The only tracks that Amtrak itself owns are from Springfield to New Haven -- the three point turn in Palmer is because the train goes from NECR to CSX tracks (and no one would build the thousand feet of track between the two systems).

And all this money that is going to railroads -- it is going to private corporations who do not necessarily have to have the public interest at heart -- no more than the big employers who get tax breaks and then move to China -- seem to remember a solar power company doing that recently.

Now, in fairness, I remember how badly maintained the B&M lines into Boston were in the late '70s when it was almost like riding a boat -- and it is clearly visible that they have done quite a bit of work recently. That is new ballast. When you put in new ties, you don't bother recovering the old spikes and such, and then when you align the rails (literally lift & shake), some of the scrap iron pieces (sometimes a century old) will come to the surface.

Excepting the rotted tie, I have seen tracks in this shape rated for 80 MPH. And nothing pictured would cause a derailment (although I really don't like that broken ground wire).

Two derailments in the same area is bad, and John Olver ought to be asking NTSB and the FRA for some answers, he should light a fire under them to get some.

Most importantly, what is the speed limit and such on these tracks? That is Federal regs every bit as much as how much can my dump truck weigh and do I meet ICC regulations.

But folks, that doesn't mean throwing more money at Washington, it means asking them to use the money that they already have...

Ed said...

One other thing -- Stephanie et all take note -- railroads are exempt from almost all state laws under the Constitution's "Interstate Commerce" clause and Congress's decision to regulate them Federally.

It was the railroads themselves that actually requested this, along with the standardized time zones (which they created) because of the extent to which they crossed state lines and couldn't deal with conflicting and inconsistent laws.

It is the exact opposite of what happened with cars -- all license plates are the same size because all the states sat down in Michigan and agreed that each would have the same size plate with holes in the same places. And then the Federal Govt started tying highway funds to states having certain laws (like right turn on red) that met national standards.

Hence if the same trucking company had two trucks crash in Amherst inside of a month, the APD and MSP could (and would) have a lot to say about it -- they can't do this to a railroad.

Only the Feds can say anything -- and a small railroad in an area where it isn't always clear if the Feds from Boston or from Hartford ought to be dealing with it -- this is why you need John Olver to get them to act.

Ed said...

One other thing -- weren't those hopper cars that derailed this time?

What is the chance that they were involved in dropping ballast on the tracks -- if they were doing that and this occurred as part of track maintenance, that is not quite as bad a situation. Although, look at all the derailments *in* Amherst within the past decade, including the one that closed Depot Street, they do seem to have at least a lot of bad luck.

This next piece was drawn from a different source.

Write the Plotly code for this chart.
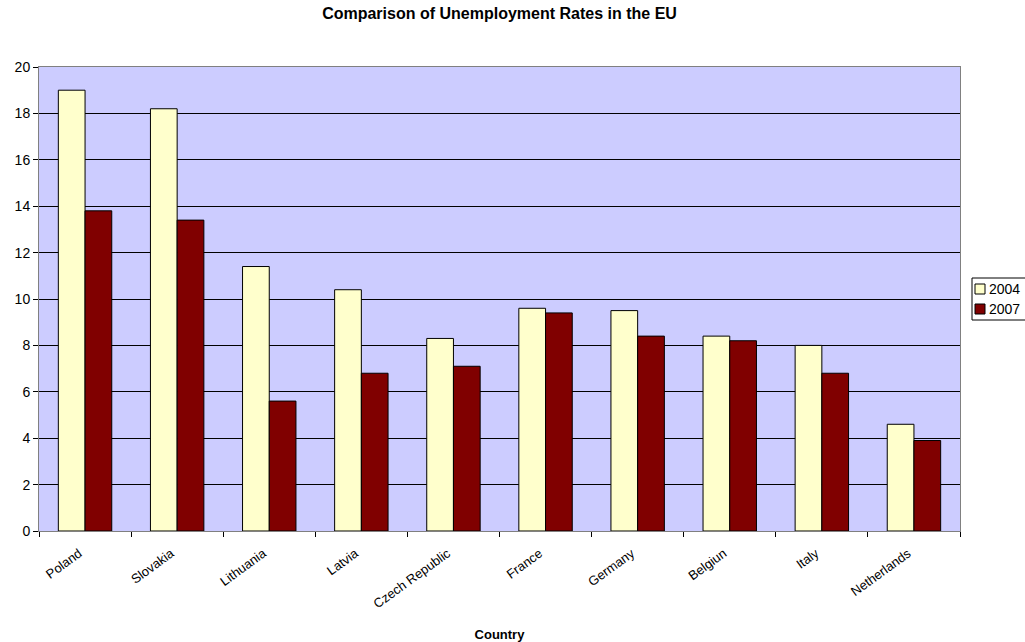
import plotly.graph_objects as go

countries = ["Poland", "Slovakia", "Lithuania", "Latvia", "Czech Republic",
             "France", "Germany", "Belgiun", "Italy", "Netherlands"]
rates_2004 = [19.0, 18.2, 11.4, 10.4, 8.3, 9.6, 9.5, 8.4, 8.0, 4.6]
rates_2007 = [13.8, 13.4, 5.6, 6.8, 7.1, 9.4, 8.4, 8.2, 6.8, 3.9]
series_names = ["2004", "2007"]
series_colors = ["#FFFFCC", "#800000"]
y_ticks = [0, 2, 4, 6, 8, 10, 12, 14, 16, 18, 20]

font_family = "Liberation Sans, Arial, sans-serif"

W, H = 1025, 642
M_L, M_R, M_T, M_B = 39, 65, 67, 111
PLOT_W = W - M_L - M_R
PLOT_H = H - M_T - M_B


def px_to_paper_x(px):
    return (px - M_L) / PLOT_W


def px_to_paper_y(py):
    return (H - M_B - py) / PLOT_H


fig = go.Figure()
for name, vals, color in zip(series_names, [rates_2004, rates_2007], series_colors):
    fig.add_trace(go.Bar(
        x=countries, y=vals, name=name,
        marker=dict(color=color, line=dict(color="#000000", width=1)),
    ))

# Compact boxed legend at the right edge of the chart
shapes = [dict(
    type="rect", xref="paper", yref="paper",
    x0=px_to_paper_x(972), x1=px_to_paper_x(1040),
    y0=px_to_paper_y(278), y1=px_to_paper_y(320),
    line=dict(color="#000000", width=1), fillcolor="#FFFFFF", layer="above",
)]
annotations = []
for i, (name, color) in enumerate(zip(series_names, series_colors)):
    cy = 289 + 20 * i
    shapes.append(dict(
        type="rect", xref="paper", yref="paper",
        x0=px_to_paper_x(975), x1=px_to_paper_x(985),
        y0=px_to_paper_y(cy - 5), y1=px_to_paper_y(cy + 5),
        line=dict(color="#000000", width=1), fillcolor=color, layer="above",
    ))
    annotations.append(dict(
        text=name, xref="paper", yref="paper",
        x=px_to_paper_x(987), y=px_to_paper_y(cy),
        xanchor="left", yanchor="middle", showarrow=False,
        font=dict(size=14, family=font_family, color="#000000"),
    ))

fig.update_layout(
    width=W, height=H,
    margin=dict(l=M_L, r=M_R, t=M_T, b=M_B, autoexpand=False),
    paper_bgcolor="#FFFFFF",
    plot_bgcolor="#CCCCFF",
    barmode="group",
    bargap=0.42,
    bargroupgap=0,
    font=dict(family=font_family, color="#000000"),
    title=dict(
        text="<b>Comparison of Unemployment Rates in the EU</b>",
        x=0.5, xref="paper", xanchor="center",
        y=1 - 13 / H, yref="container", yanchor="middle",
        font=dict(size=16, family=font_family),
    ),
    showlegend=False,
    shapes=shapes,
    annotations=annotations,
    xaxis=dict(
        type="category",
        tickangle=-36,
        tickfont=dict(size=13, family=font_family),
        ticks="outside", ticklen=5, tickcolor="#000000",
        tickson="boundaries",
        ticklabelstandoff=9,
        ticklabelshift=-6,
        showline=True, linecolor="#808080", linewidth=1, mirror=True,
        showgrid=False,
        title=dict(text="<b>Country</b>", font=dict(size=13, family=font_family),
                   standoff=23),
    ),
    yaxis=dict(
        range=[0, 20],
        tickvals=y_ticks,
        tickfont=dict(size=14, family=font_family),
        ticks="outside", ticklen=5, tickcolor="#000000",
        showline=True, linecolor="#808080", linewidth=1, mirror=True,
        showgrid=True, gridcolor="#000000", gridwidth=1,
        zeroline=False,
    ),
)

fig.write_html("out.html")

And I still want to know why there can't be (aren't) gates for Main Street and High Street. There definitely is enough vehicular traffic to justify them, and if the town had to pay for them, so what -- it improves quality of life every bit as much as purchasing that "open space" that becomes a private lawn right next to that crossing...

Anonymous said...

Intresting comment from John Musante on what he took over in Mr. Shaffer's wake....I wonder if the board was happy with his candor as they allowed Larry to "retire" and you called them on it!!

LarryK4 said...

Yeah, a hurried "retirement" where he runs off with $62,000 and his "secretary" another $23,000 in tax monies all on the same day.

And he came out of "retirement" pretty quickly to "manage" Jackson, Michigan.

Anonymous said...

That whole Larry Shaeffer thing is a real eye opener about Amherst. Thank you Larry for bringing this to light on your blog.
Ali

Frank said...

Nice job trespassing!

For once, agreed with Ed. While conditions may look bad, lest you possess experience working with the railroad, pictures can be misleading.

They'll do something. NECR is a responsible company. Just be happy you don't live in Deerfield. Go look at Guilford Rail System/Pan Am Railways...

LarryK4 said...

Just getting in touch with my roots.

Before he became a "domestic" for Miss Emily Dickinson my great, great grandfather Tom Kelley worked as a "railroad track walker" looking for exactly these kind of problems.

Anonymous said...

Keep digging Larry! If the NECR was that good they would have done a better job repairing the tracks after the first derailment. Or is that how they trouble shoot the area's that need repair, by waiting for trains to derail then fix that spot. They should have done a closer inspection on the rails in that area.

LarryK4 said...

I walked the tracks on the overpass on Rt 9 near Amherst College just shy of the crossing near the VFW on Main Street and what a difference.

Unlike the stretch shown in my photos (over near South East Street overpass) almost every tie had all its spikes intact and not a single stray part laying on the tracks.

Of course that is a GOOD thing, considering it is the most densely busy area for the tracks running through Amherst.

Anonymous said...

Maybe the ARA should have been focusing more on this sort of stuff (instead of Gateway)?